Hal semacam itulah yang kini menjadi santapan sehari-hari Rachlan Firmansyah, jebolan Program DIV Jurusan Penyuluh Perikanan Sekolah Tinggi Perikanan Jakarta. Meski lahir di Cianjur, Jawa Barat, dan mengenyam bangku kuliah di ibukota, tak sedikitpun keraguan melakoni profesi sebagai pendamping dari Lembaga Pengelola Modal Usaha Kelautan dan Perikanan (LPMUKP) di Tanah Sumatera.
Rachlan, ayah dua anak ini, bertanggungjawab untuk Lokasi Layanan Pendampingan (LLP) Kabupaten Oki. Sejak Januari 2021, sentuhannya mulai dirasakan masyarakat setempat yang sebagian besar bermatapencaharian utama di sektor perikanan.
“Kegiatan usaha masyarakat di sana sudah bagus. Namun, terkadang masih ada pelaku usaha yang belum paham dalam mengadministrasikan keuangan, seperti kurang teliti membuat nota dan pembukuan,” kisahnya.

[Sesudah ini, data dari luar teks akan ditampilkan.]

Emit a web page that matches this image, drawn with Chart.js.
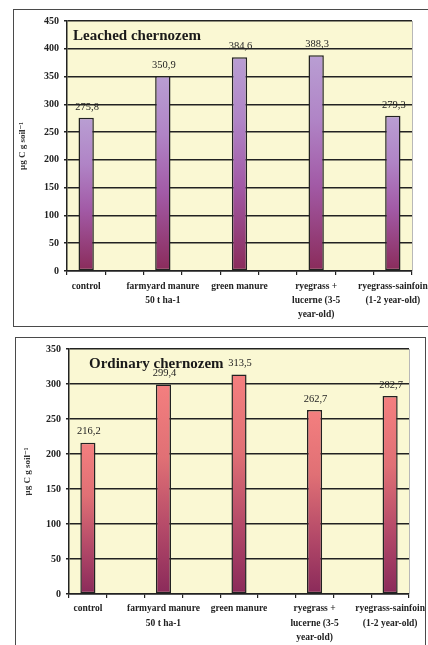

Ia memang belum lama berprofesi sebagai pendamping. Debitur yang dikawalnya pun baru dua pengusaha budidaya ikan air tawar. Tapi, mengingat beratnya medan di sana, sudah berbab-bab suka duka yang bisa dibaginya. Semisal, saat berkunjung ke wilayah Pesisir Simpang Tiga Makmur Kecamatan Tulung Selapan. Di wilayah yang belum tesentuh sinyal ponsel itu, ia pernah terlalu asyik mengajarkan debitur tentang administrasi keuangan. Hingga sore menjelang magrib. Jadilah ia ketinggalan speedboat.
Pernah pula lain waktu, aliran sungai yang akan dilalui dipenuhi eceng gondok. Speedboat yang ditumpanginya terjebak di kelindan tumbuhan rawa itu. Tak ada yang bisa diupayakan, putar balik dan terpaksa menginap. “Transportasi untuk ke desa-desa itu menggunakan speedboat. Itu ada jamnya sendiri,” jelas kelahiran 3 November 1992 itu.
Semua tantangan tidak membuatnya jera. Apalagi bila musim panen patin tiba. Patin dikonsumsi langsung oleh masyarakat di sana, diolah menjadi santapan lezat, seperti pindang yang kaya akan rempah atau diawetkan menjadi ikan asap. Kelezatan ikan yang dagingnya bertekstur lembut ini berbanding terbalik dengan kerasnya alam Sumsel.
Nikmat patin semakin klop dengan potensi alam di sana. Bak lecutan bagi Rachlan untuk terus bersemangat menyampaikan informasi kepada masyarakat terkait usaha kelautan dan perikanan. Tentu ia tak sendiri. Bersama petugas dari Dinas Perikanan dan Kelautan setempat, serta para penyuluh perikanan, Rachlan terus menyapa nelayan, pembudidaya hingga pengolah dan pemasar hasil perikanan.